• **GIVEN INFORMATION**
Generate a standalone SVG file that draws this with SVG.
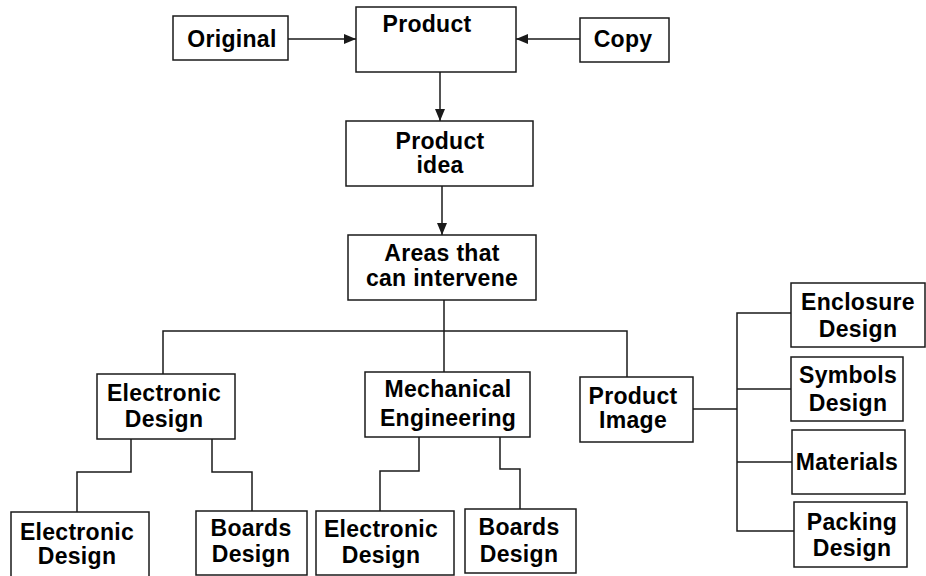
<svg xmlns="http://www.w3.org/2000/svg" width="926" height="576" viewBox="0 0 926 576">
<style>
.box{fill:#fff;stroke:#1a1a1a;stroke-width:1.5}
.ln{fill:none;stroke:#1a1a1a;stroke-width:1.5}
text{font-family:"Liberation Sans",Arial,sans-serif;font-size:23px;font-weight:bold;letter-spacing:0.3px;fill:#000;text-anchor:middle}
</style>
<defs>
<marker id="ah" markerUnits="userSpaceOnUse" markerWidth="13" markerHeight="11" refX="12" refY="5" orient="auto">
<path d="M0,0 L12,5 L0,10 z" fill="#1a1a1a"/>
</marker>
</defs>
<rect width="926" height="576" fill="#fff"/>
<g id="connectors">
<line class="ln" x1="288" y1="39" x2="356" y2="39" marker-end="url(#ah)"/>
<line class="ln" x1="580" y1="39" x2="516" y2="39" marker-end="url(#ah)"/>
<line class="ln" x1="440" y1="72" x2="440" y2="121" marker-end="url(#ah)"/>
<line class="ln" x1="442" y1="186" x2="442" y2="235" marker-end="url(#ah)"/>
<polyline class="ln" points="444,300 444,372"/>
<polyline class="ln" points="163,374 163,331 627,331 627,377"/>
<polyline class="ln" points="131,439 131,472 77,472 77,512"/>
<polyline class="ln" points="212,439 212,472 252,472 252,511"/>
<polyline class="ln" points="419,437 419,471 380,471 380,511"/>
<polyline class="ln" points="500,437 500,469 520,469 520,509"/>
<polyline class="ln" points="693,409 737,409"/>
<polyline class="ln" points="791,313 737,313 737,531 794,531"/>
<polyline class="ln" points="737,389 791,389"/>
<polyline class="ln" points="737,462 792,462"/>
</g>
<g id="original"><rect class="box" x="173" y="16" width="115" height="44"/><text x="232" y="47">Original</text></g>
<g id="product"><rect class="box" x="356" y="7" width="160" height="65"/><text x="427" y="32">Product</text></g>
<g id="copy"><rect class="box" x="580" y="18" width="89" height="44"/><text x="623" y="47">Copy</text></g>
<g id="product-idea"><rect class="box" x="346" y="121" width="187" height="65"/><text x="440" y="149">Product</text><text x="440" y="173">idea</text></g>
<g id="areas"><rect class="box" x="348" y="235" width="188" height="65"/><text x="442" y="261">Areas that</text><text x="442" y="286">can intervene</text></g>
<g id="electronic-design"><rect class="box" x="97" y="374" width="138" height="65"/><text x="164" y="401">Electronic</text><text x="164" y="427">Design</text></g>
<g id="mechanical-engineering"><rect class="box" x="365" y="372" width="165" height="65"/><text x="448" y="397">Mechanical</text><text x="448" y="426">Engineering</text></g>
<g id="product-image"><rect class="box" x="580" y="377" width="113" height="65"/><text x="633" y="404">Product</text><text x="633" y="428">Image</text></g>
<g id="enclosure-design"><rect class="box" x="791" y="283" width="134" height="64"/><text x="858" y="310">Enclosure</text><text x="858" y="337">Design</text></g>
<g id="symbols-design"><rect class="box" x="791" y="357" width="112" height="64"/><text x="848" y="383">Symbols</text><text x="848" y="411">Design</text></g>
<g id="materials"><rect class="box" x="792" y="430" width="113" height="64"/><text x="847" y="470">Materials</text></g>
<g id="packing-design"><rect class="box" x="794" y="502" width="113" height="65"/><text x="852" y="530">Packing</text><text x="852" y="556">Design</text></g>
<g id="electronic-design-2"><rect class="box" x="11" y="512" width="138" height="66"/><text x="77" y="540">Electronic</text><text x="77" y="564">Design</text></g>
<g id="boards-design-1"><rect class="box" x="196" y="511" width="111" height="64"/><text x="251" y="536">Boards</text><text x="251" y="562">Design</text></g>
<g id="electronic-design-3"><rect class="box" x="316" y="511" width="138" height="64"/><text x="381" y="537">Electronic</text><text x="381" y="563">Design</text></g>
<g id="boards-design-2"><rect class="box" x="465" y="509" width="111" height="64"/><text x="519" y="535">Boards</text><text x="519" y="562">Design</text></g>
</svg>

• **REQUIRED WORK**
Copy each line above containing the string "that".

• **SOLUTION TO THIS PROBLEM**
Generate a standalone SVG file that draws this with SVG.
<g id="areas"><rect class="box" x="348" y="235" width="188" height="65"/><text x="442" y="261">Areas that</text><text x="442" y="286">can intervene</text></g>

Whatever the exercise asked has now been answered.